- _Written request_
Retype nothing but the lines from the start of the material up to and including the line with "0.26, 0.42, 0.6];". Pictures don't belong in the copy.
------ Collected material ------
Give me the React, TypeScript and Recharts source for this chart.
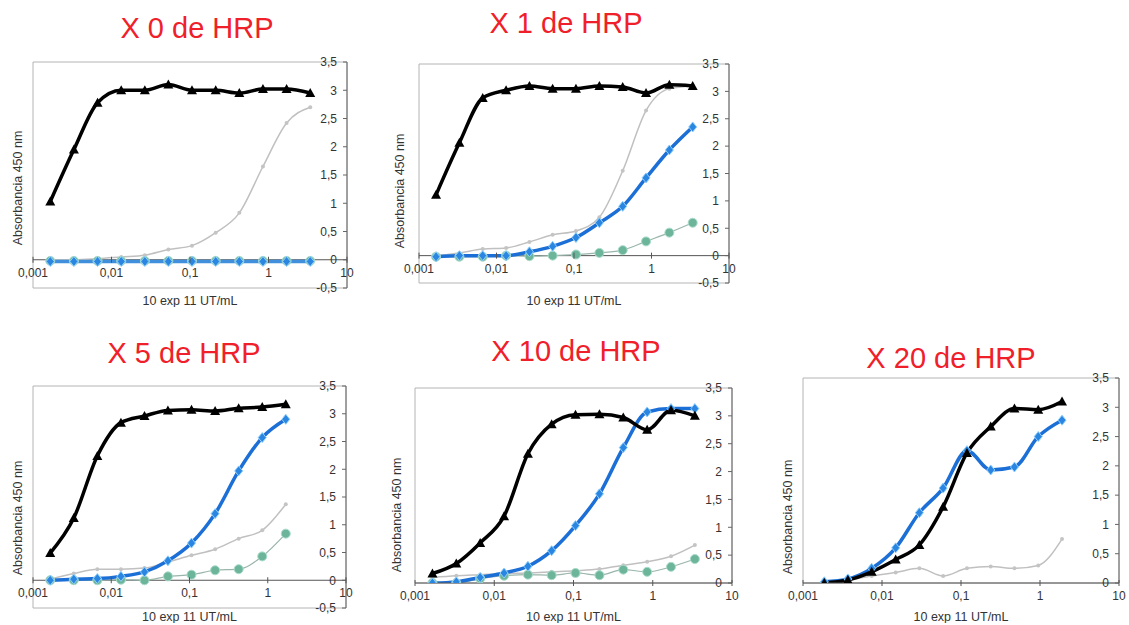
import { LineChart, Line, XAxis, YAxis, ReferenceArea, ReferenceLine } from 'recharts';

// concentrations, 10 exp 11 UT/mL (1:2 serial dilution)
const conc = [0.00166, 0.00332, 0.00664, 0.0133, 0.0266, 0.053, 0.106, 0.2125, 0.425, 0.85, 1.7, 3.4];
const conc11 = [0.00166, 0.00332, 0.00664, 0.0133, 0.0266, 0.053, 0.106, 0.2125, 0.425, 0.85, 1.7];
const concX20 = [0.00186, 0.0037, 0.0074, 0.0149, 0.0297, 0.0594, 0.119, 0.238, 0.475, 0.95, 1.9];

const xTicks = [0.001, 0.01, 0.1, 1, 10];
const yTicksNeg = [-0.5, 0, 0.5, 1, 1.5, 2, 2.5, 3, 3.5];
const yTicksPos = [0, 0.5, 1, 1.5, 2, 2.5, 3, 3.5];

// X 0 de HRP
const black0 = [1.03, 1.95, 2.78, 3.0, 3.0, 3.1, 3.0, 3.0, 2.95, 3.02, 3.02, 2.95];
const grey0 = [0, 0, 0.02, 0.05, 0.08, 0.18, 0.25, 0.48, 0.83, 1.65, 2.42, 2.7];
const blue0 = [-0.03, -0.03, -0.03, -0.03, -0.03, -0.03, -0.03, -0.03, -0.03, -0.03, -0.03, -0.03];
const green0 = [-0.02, -0.02, -0.02, -0.02, -0.02, -0.02, -0.02, -0.02, -0.02, -0.02, -0.02, -0.02];

// X 1 de HRP
const black1 = [1.11, 2.06, 2.88, 3.02, 3.1, 3.05, 3.05, 3.1, 3.08, 2.97, 3.12, 3.1];
const grey1 = [0, 0.05, 0.12, 0.14, 0.25, 0.38, 0.45, 0.7, 1.55, 2.65, 3.05, 3.1];
const blue1 = [-0.02, 0, 0, 0, 0.07, 0.17, 0.33, 0.6, 0.9, 1.42, 1.93, 2.35];
const green1 = [-0.02, -0.02, -0.02, 0, -0.01, 0, 0.02, 0.05, 0.1, 0.26, 0.42, 0.6];

// X 5 de HRP
const black5 = [0.49, 1.12, 2.24, 2.84, 2.96, 3.06, 3.07, 3.05, 3.1, 3.12, 3.17];
const grey5 = [0.02, 0.12, 0.2, 0.2, 0.22, 0.33, 0.45, 0.56, 0.75, 0.9, 1.37];
const blue5 = [0, 0.02, 0.03, 0.07, 0.15, 0.35, 0.67, 1.2, 1.97, 2.57, 2.9];
const green5 = [0, 0, 0, 0.01, 0, 0.07, 0.1, 0.18, 0.2, 0.43, 0.84];

// X 10 de HRP
const black10 = [0.17, 0.35, 0.72, 1.2, 2.32, 2.85, 3.02, 3.03, 2.97, 2.75, 3.1, 3.0];
const grey10 = [0.1, 0.13, 0.15, 0.17, 0.18, 0.2, 0.22, 0.25, 0.32, 0.38, 0.48, 0.68];
const blue10 = [0, 0.02, 0.1, 0.18, 0.3, 0.58, 1.03, 1.6, 2.43, 3.07, 3.13, 3.13];
const green10 = [0, 0, 0.08, 0.13, 0.15, 0.14, 0.18, 0.14, 0.24, 0.2, 0.29, 0.43];

// X 20 de HRP
const black20 = [0, 0.05, 0.19, 0.4, 0.65, 1.3, 2.22, 2.67, 2.98, 2.96, 3.1];
const grey20 = [0, 0.05, 0.12, 0.18, 0.25, 0.12, 0.25, 0.28, 0.25, 0.3, 0.75];
const blue20 = [0.02, 0.07, 0.25, 0.6, 1.2, 1.62, 2.26, 1.93, 1.98, 2.5, 2.78];

type Row = { x: number; black?: number; grey?: number; blue?: number; green?: number };

const rows = (xs: number[], black: number[], grey: number[], blue: number[], green?: number[]): Row[] =>
  xs.map((x, i) => ({ x, black: black[i], grey: grey[i], blue: blue[i], green: green ? green[i] : undefined }));

const comma = (v: number) => String(v).replace('.', ',');

const Triangle = (p: any) => {
  const { cx, cy, index } = p;
  if (cx == null || cy == null) return <g key={index} />;
  return <path key={index} d={`M${cx},${cy - 5} L${cx + 5},${cy + 4} L${cx - 5},${cy + 4} Z`} fill="#000" />;
};
const Diamond = (p: any) => {
  const { cx, cy, index } = p;
  if (cx == null || cy == null) return <g key={index} />;
  return <path key={index} d={`M${cx},${cy - 5} L${cx + 4},${cy} L${cx},${cy + 5} L${cx - 4},${cy} Z`} fill="#2a86e0" stroke="#8fd0ff" strokeWidth={1} />;
};
const Dot = (p: any) => {
  const { cx, cy, index } = p;
  if (cx == null || cy == null) return <g key={index} />;
  return <circle key={index} cx={cx} cy={cy} r={4.5} fill="#6db59a" stroke="#a9dccb" strokeWidth={1} />;
};
const GreyDot = (p: any) => {
  const { cx, cy, index } = p;
  if (cx == null || cy == null) return <g key={index} />;
  return <circle key={index} cx={cx} cy={cy} r={2} fill="#c4c4c4" />;
};

type PanelProps = {
  title: string;
  titleX: number;
  titleY: number;
  box: [number, number, number, number]; // plot left, right, top, bottom
  yMin: number;
  titleGap: number;
  yTitleX: number;
  yTitleY: number;
  data: Row[];
  lightBlue?: boolean;
};

function Panel({ title, titleX, titleY, box, yMin, titleGap, yTitleX, yTitleY, data, lightBlue }: PanelProps) {
  const [l, r, t, b] = box;
  const plotH = b - t;
  const lift = yMin < 0 ? (plotH * -yMin) / (3.5 - yMin) : 0;
  const xh = titleGap + 7;
  const width = r - l + 33 + 14;
  const height = plotH + 14 + xh + 2;
  const hasGreen = data.some((d) => d.green != null);

  const XTick = ({ x, y, payload }: any) => (
    <g>
      <line x1={x} x2={x} y1={y - lift - 3} y2={y - lift + 3} stroke="#555" />
      <text x={x} y={y - lift + 17} textAnchor="middle" fontSize={12} fill="#333">
        {comma(payload.value)}
      </text>
    </g>
  );

  return (
    <>
      <div style={{ position: 'absolute', left: titleX, top: titleY, transform: 'translateX(-50%)', color: '#f0202a', fontSize: 29, whiteSpace: 'nowrap' }}>
        {title}
      </div>
      <div style={{ position: 'absolute', left: yTitleX, top: yTitleY, transform: 'translate(-50%,-50%) rotate(-90deg)', fontSize: 12.5, color: '#333', whiteSpace: 'nowrap' }}>
        Absorbancia 450 nm
      </div>
      <div style={{ position: 'absolute', left: l - 33, top: t - 14 }}>
        <LineChart width={width} height={height} data={data} margin={{ top: 14, right: 13, bottom: 2, left: 33 }}>
          <XAxis
            dataKey="x"
            type="number"
            scale="log"
            domain={[0.001, 10]}
            ticks={xTicks}
            allowDataOverflow
            axisLine={yMin >= 0 ? { stroke: '#555' } : false}
            tickLine={false}
            tickSize={0}
            tickMargin={0}
            tick={<XTick />}
            height={xh}
            label={{ value: '10 exp 11 UT/mL', position: 'insideBottom', offset: 0, fontSize: 12.5, fill: '#333' }}
          />
          <YAxis
            yAxisId="r"
            orientation="right"
            mirror
            width={1}
            domain={[yMin, 3.5]}
            ticks={yMin < 0 ? yTicksNeg : yTicksPos}
            tickFormatter={comma}
            allowDataOverflow
            axisLine={{ stroke: '#666' }}
            tickLine={{ stroke: '#666' }}
            tickSize={4}
            tickMargin={6}
            tick={{ fontSize: 12, fill: '#333' }}
          />
          <ReferenceArea yAxisId="r" x1={0.001} x2={10} y1={yMin} y2={3.5} fill="none" stroke="#b4b4b4" strokeWidth={1} />
          {yMin < 0 && <ReferenceLine yAxisId="r" y={0} stroke="#555" />}
          <Line yAxisId="r" type="monotone" dataKey="grey" stroke="#c0c0c0" strokeWidth={1.5} dot={GreyDot} isAnimationActive={false} />
          {hasGreen && (
            <Line yAxisId="r" type="monotone" dataKey="green" stroke="#9ab5ab" strokeWidth={1.2} dot={Dot} isAnimationActive={false} />
          )}
          <Line
            yAxisId="r"
            type="monotone"
            dataKey="blue"
            stroke={lightBlue ? '#3f8fdc' : '#1b6fd6'}
            strokeWidth={3.5}
            dot={Diamond}
            isAnimationActive={false}
          />
          <Line yAxisId="r" type="monotone" dataKey="black" stroke="#000" strokeWidth={3.5} dot={Triangle} isAnimationActive={false} />
        </LineChart>
      </div>
    </>
  );
}

export default function App() {
  return (
    <div style={{ position: 'absolute', left: 0, top: 0, width: 1129, height: 625, overflow: 'hidden', background: '#fff', fontFamily: '"Liberation Sans", Arial, sans-serif' }}>
      <Panel title="X 0 de HRP" titleX={197} titleY={12} box={[33, 346, 62, 288]} yMin={-0.5} titleGap={10} yTitleX={18} yTitleY={188} data={rows(conc, black0, grey0, blue0, green0)} lightBlue />
      <Panel title="X 1 de HRP" titleX={566} titleY={7} box={[419, 728, 64, 283]} yMin={-0.5} titleGap={15} yTitleX={400} yTitleY={191} data={rows(conc, black1, grey1, blue1, green1)} />
      <Panel title="X 5 de HRP" titleX={184} titleY={337} box={[33, 345, 386, 608]} yMin={-0.5} titleGap={6} yTitleX={18} yTitleY={518} data={rows(conc11, black5, grey5, blue5, green5)} />
      <Panel title="X 10 de HRP" titleX={576} titleY={335} box={[415, 731, 388, 583]} yMin={0} titleGap={31} yTitleX={397} yTitleY={515} data={rows(conc, black10, grey10, blue10, green10)} />
      <Panel title="X 20 de HRP" titleX={951} titleY={342} box={[803, 1118, 378, 583]} yMin={0} titleGap={31} yTitleX={788} yTitleY={517} data={rows(concX20, black20, grey20, blue20)} />
    </div>
  );
}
------
- _Result_
Give me the React, TypeScript and Recharts source for this chart.
import { LineChart, Line, XAxis, YAxis, ReferenceArea, ReferenceLine } from 'recharts';

// concentrations, 10 exp 11 UT/mL (1:2 serial dilution)
const conc = [0.00166, 0.00332, 0.00664, 0.0133, 0.0266, 0.053, 0.106, 0.2125, 0.425, 0.85, 1.7, 3.4];
const conc11 = [0.00166, 0.00332, 0.00664, 0.0133, 0.0266, 0.053, 0.106, 0.2125, 0.425, 0.85, 1.7];
const concX20 = [0.00186, 0.0037, 0.0074, 0.0149, 0.0297, 0.0594, 0.119, 0.238, 0.475, 0.95, 1.9];

const xTicks = [0.001, 0.01, 0.1, 1, 10];
const yTicksNeg = [-0.5, 0, 0.5, 1, 1.5, 2, 2.5, 3, 3.5];
const yTicksPos = [0, 0.5, 1, 1.5, 2, 2.5, 3, 3.5];

// X 0 de HRP
const black0 = [1.03, 1.95, 2.78, 3.0, 3.0, 3.1, 3.0, 3.0, 2.95, 3.02, 3.02, 2.95];
const grey0 = [0, 0, 0.02, 0.05, 0.08, 0.18, 0.25, 0.48, 0.83, 1.65, 2.42, 2.7];
const blue0 = [-0.03, -0.03, -0.03, -0.03, -0.03, -0.03, -0.03, -0.03, -0.03, -0.03, -0.03, -0.03];
const green0 = [-0.02, -0.02, -0.02, -0.02, -0.02, -0.02, -0.02, -0.02, -0.02, -0.02, -0.02, -0.02];

// X 1 de HRP
const black1 = [1.11, 2.06, 2.88, 3.02, 3.1, 3.05, 3.05, 3.1, 3.08, 2.97, 3.12, 3.1];
const grey1 = [0, 0.05, 0.12, 0.14, 0.25, 0.38, 0.45, 0.7, 1.55, 2.65, 3.05, 3.1];
const blue1 = [-0.02, 0, 0, 0, 0.07, 0.17, 0.33, 0.6, 0.9, 1.42, 1.93, 2.35];
const green1 = [-0.02, -0.02, -0.02, 0, -0.01, 0, 0.02, 0.05, 0.1, 0.26, 0.42, 0.6];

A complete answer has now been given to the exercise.